What needs to be done: Please reproduce every record, keeping each one exactly as written.

Given data:
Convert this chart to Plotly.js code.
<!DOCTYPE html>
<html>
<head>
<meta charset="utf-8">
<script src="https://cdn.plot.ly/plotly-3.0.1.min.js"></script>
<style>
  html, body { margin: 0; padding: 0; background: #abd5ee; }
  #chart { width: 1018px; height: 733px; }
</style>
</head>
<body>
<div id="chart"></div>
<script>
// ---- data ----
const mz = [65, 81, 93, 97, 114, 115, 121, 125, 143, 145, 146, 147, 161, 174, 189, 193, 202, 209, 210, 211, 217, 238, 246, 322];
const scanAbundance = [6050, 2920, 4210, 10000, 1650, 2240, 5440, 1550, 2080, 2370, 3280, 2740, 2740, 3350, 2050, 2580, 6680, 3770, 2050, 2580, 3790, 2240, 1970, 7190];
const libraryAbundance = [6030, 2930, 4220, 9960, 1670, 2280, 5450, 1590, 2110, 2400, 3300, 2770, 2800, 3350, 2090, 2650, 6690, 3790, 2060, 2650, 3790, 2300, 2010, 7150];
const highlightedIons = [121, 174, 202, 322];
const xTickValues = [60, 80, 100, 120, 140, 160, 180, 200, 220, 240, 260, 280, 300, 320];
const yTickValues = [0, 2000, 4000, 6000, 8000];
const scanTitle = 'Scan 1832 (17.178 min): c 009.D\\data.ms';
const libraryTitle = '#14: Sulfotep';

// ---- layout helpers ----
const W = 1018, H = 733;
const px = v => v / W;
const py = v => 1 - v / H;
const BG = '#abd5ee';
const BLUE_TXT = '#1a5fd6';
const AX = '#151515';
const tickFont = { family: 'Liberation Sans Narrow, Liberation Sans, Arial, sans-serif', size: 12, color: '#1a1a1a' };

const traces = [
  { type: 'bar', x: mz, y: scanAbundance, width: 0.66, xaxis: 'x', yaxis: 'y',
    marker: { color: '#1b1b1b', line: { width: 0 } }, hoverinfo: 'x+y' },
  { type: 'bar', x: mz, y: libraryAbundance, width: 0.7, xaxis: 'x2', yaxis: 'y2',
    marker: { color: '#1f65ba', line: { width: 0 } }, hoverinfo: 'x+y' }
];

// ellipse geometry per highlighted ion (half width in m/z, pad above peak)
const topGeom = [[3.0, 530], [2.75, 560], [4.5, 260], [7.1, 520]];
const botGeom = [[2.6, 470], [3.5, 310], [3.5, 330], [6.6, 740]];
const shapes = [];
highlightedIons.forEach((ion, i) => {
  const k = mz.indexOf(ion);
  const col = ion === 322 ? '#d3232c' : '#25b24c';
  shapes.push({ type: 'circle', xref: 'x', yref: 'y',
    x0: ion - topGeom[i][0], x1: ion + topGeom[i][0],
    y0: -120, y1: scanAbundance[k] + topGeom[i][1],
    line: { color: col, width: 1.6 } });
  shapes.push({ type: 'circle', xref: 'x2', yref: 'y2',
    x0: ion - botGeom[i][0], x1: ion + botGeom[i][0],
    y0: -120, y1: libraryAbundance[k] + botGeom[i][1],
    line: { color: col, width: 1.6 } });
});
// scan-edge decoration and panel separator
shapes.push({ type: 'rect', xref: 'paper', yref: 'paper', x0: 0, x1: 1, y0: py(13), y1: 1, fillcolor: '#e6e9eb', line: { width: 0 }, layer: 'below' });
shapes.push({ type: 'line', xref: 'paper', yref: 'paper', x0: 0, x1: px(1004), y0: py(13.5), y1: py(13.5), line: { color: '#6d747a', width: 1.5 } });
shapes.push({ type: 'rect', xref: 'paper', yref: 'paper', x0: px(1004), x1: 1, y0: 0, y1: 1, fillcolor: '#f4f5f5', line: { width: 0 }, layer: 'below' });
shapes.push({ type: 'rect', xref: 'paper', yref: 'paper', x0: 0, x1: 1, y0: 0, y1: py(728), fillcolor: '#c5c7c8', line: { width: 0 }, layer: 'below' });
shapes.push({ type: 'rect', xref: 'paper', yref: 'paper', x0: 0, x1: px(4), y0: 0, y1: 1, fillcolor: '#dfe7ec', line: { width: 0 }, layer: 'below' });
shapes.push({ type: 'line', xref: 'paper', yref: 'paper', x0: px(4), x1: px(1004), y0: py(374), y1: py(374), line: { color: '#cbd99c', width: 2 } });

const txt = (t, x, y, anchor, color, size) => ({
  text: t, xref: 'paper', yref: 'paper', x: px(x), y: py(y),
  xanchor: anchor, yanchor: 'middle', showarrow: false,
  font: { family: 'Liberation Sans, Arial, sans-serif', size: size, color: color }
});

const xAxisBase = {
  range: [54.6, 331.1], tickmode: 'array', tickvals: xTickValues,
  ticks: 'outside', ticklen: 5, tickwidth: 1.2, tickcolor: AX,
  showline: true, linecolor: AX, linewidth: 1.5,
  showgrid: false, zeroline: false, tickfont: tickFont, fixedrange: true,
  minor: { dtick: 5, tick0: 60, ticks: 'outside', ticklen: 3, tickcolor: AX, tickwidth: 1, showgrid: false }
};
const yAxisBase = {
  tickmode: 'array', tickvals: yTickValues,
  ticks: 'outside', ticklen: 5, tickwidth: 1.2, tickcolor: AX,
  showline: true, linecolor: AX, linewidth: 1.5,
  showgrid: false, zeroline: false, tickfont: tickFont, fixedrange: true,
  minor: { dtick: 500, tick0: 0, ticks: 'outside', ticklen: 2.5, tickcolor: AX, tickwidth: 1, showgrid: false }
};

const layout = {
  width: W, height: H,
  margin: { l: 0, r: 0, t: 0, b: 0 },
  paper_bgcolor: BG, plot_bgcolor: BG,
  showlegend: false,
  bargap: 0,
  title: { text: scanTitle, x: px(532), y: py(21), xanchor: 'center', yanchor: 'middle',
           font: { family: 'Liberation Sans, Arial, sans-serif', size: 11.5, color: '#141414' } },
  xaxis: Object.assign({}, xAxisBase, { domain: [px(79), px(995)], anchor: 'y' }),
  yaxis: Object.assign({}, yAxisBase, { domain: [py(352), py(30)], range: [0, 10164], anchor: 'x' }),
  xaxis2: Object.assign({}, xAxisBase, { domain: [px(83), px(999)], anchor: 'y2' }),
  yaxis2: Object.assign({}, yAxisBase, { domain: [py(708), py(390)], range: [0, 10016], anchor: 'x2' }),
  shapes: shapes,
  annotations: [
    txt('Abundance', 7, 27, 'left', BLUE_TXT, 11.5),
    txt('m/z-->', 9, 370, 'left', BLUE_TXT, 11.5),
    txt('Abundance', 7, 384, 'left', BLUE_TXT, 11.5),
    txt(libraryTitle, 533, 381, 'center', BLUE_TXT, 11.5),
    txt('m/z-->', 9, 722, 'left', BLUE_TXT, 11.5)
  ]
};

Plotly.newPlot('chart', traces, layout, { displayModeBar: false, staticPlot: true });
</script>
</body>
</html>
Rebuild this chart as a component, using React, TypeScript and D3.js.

Written response:
Convert this chart to Plotly.js code.
<!DOCTYPE html>
<html>
<head>
<meta charset="utf-8">
<script src="https://cdn.plot.ly/plotly-3.0.1.min.js"></script>
<style>
  html, body { margin: 0; padding: 0; background: #abd5ee; }
  #chart { width: 1018px; height: 733px; }
</style>
</head>
<body>
<div id="chart"></div>
<script>
// ---- data ----
const mz = [65, 81, 93, 97, 114, 115, 121, 125, 143, 145, 146, 147, 161, 174, 189, 193, 202, 209, 210, 211, 217, 238, 246, 322];
const scanAbundance = [6050, 2920, 4210, 10000, 1650, 2240, 5440, 1550, 2080, 2370, 3280, 2740, 2740, 3350, 2050, 2580, 6680, 3770, 2050, 2580, 3790, 2240, 1970, 7190];
const libraryAbundance = [6030, 2930, 4220, 9960, 1670, 2280, 5450, 1590, 2110, 2400, 3300, 2770, 2800, 3350, 2090, 2650, 6690, 3790, 2060, 2650, 3790, 2300, 2010, 7150];
const highlightedIons = [121, 174, 202, 322];
const xTickValues = [60, 80, 100, 120, 140, 160, 180, 200, 220, 240, 260, 280, 300, 320];
const yTickValues = [0, 2000, 4000, 6000, 8000];
const scanTitle = 'Scan 1832 (17.178 min): c 009.D\\data.ms';
const libraryTitle = '#14: Sulfotep';

// ---- layout helpers ----
const W = 1018, H = 733;
const px = v => v / W;
const py = v => 1 - v / H;
const BG = '#abd5ee';
const BLUE_TXT = '#1a5fd6';
const AX = '#151515';
const tickFont = { family: 'Liberation Sans Narrow, Liberation Sans, Arial, sans-serif', size: 12, color: '#1a1a1a' };

const traces = [
  { type: 'bar', x: mz, y: scanAbundance, width: 0.66, xaxis: 'x', yaxis: 'y',
    marker: { color: '#1b1b1b', line: { width: 0 } }, hoverinfo: 'x+y' },
  { type: 'bar', x: mz, y: libraryAbundance, width: 0.7, xaxis: 'x2', yaxis: 'y2',
    marker: { color: '#1f65ba', line: { width: 0 } }, hoverinfo: 'x+y' }
];

// ellipse geometry per highlighted ion (half width in m/z, pad above peak)
const topGeom = [[3.0, 530], [2.75, 560], [4.5, 260], [7.1, 520]];
const botGeom = [[2.6, 470], [3.5, 310], [3.5, 330], [6.6, 740]];
const shapes = [];
highlightedIons.forEach((ion, i) => {
  const k = mz.indexOf(ion);
  const col = ion === 322 ? '#d3232c' : '#25b24c';
  shapes.push({ type: 'circle', xref: 'x', yref: 'y',
    x0: ion - topGeom[i][0], x1: ion + topGeom[i][0],
    y0: -120, y1: scanAbundance[k] + topGeom[i][1],
    line: { color: col, width: 1.6 } });
  shapes.push({ type: 'circle', xref: 'x2', yref: 'y2',
    x0: ion - botGeom[i][0], x1: ion + botGeom[i][0],
    y0: -120, y1: libraryAbundance[k] + botGeom[i][1],
    line: { color: col, width: 1.6 } });
});
// scan-edge decoration and panel separator
shapes.push({ type: 'rect', xref: 'paper', yref: 'paper', x0: 0, x1: 1, y0: py(13), y1: 1, fillcolor: '#e6e9eb', line: { width: 0 }, layer: 'below' });
shapes.push({ type: 'line', xref: 'paper', yref: 'paper', x0: 0, x1: px(1004), y0: py(13.5), y1: py(13.5), line: { color: '#6d747a', width: 1.5 } });
shapes.push({ type: 'rect', xref: 'paper', yref: 'paper', x0: px(1004), x1: 1, y0: 0, y1: 1, fillcolor: '#f4f5f5', line: { width: 0 }, layer: 'below' });
shapes.push({ type: 'rect', xref: 'paper', yref: 'paper', x0: 0, x1: 1, y0: 0, y1: py(728), fillcolor: '#c5c7c8', line: { width: 0 }, layer: 'below' });
shapes.push({ type: 'rect', xref: 'paper', yref: 'paper', x0: 0, x1: px(4), y0: 0, y1: 1, fillcolor: '#dfe7ec', line: { width: 0 }, layer: 'below' });
shapes.push({ type: 'line', xref: 'paper', yref: 'paper', x0: px(4), x1: px(1004), y0: py(374), y1: py(374), line: { color: '#cbd99c', width: 2 } });

const txt = (t, x, y, anchor, color, size) => ({
  text: t, xref: 'paper', yref: 'paper', x: px(x), y: py(y),
  xanchor: anchor, yanchor: 'middle', showarrow: false,
  font: { family: 'Liberation Sans, Arial, sans-serif', size: size, color: color }
});

const xAxisBase = {
  range: [54.6, 331.1], tickmode: 'array', tickvals: xTickValues,
  ticks: 'outside', ticklen: 5, tickwidth: 1.2, tickcolor: AX,
  showline: true, linecolor: AX, linewidth: 1.5,
  showgrid: false, zeroline: false, tickfont: tickFont, fixedrange: true,
  minor: { dtick: 5, tick0: 60, ticks: 'outside', ticklen: 3, tickcolor: AX, tickwidth: 1, showgrid: false }
};
const yAxisBase = {
  tickmode: 'array', tickvals: yTickValues,
  ticks: 'outside', ticklen: 5, tickwidth: 1.2, tickcolor: AX,
  showline: true, linecolor: AX, linewidth: 1.5,
  showgrid: false, zeroline: false, tickfont: tickFont, fixedrange: true,
  minor: { dtick: 500, tick0: 0, ticks: 'outside', ticklen: 2.5, tickcolor: AX, tickwidth: 1, showgrid: false }
};

const layout = {
  width: W, height: H,
  margin: { l: 0, r: 0, t: 0, b: 0 },
  paper_bgcolor: BG, plot_bgcolor: BG,
  showlegend: false,
  bargap: 0,
  title: { text: scanTitle, x: px(532), y: py(21), xanchor: 'center', yanchor: 'middle',
           font: { family: 'Liberation Sans, Arial, sans-serif', size: 11.5, color: '#141414' } },
  xaxis: Object.assign({}, xAxisBase, { domain: [px(79), px(995)], anchor: 'y' }),
  yaxis: Object.assign({}, yAxisBase, { domain: [py(352), py(30)], range: [0, 10164], anchor: 'x' }),
  xaxis2: Object.assign({}, xAxisBase, { domain: [px(83), px(999)], anchor: 'y2' }),
  yaxis2: Object.assign({}, yAxisBase, { domain: [py(708), py(390)], range: [0, 10016], anchor: 'x2' }),
  shapes: shapes,
  annotations: [
    txt('Abundance', 7, 27, 'left', BLUE_TXT, 11.5),
    txt('m/z-->', 9, 370, 'left', BLUE_TXT, 11.5),
    txt('Abundance', 7, 384, 'left', BLUE_TXT, 11.5),
    txt(libraryTitle, 533, 381, 'center', BLUE_TXT, 11.5),
    txt('m/z-->', 9, 722, 'left', BLUE_TXT, 11.5)
  ]
};

Plotly.newPlot('chart', traces, layout, { displayModeBar: false, staticPlot: true });
</script>
</body>
</html>
Rebuild this chart as a component, using React, TypeScript and D3.js.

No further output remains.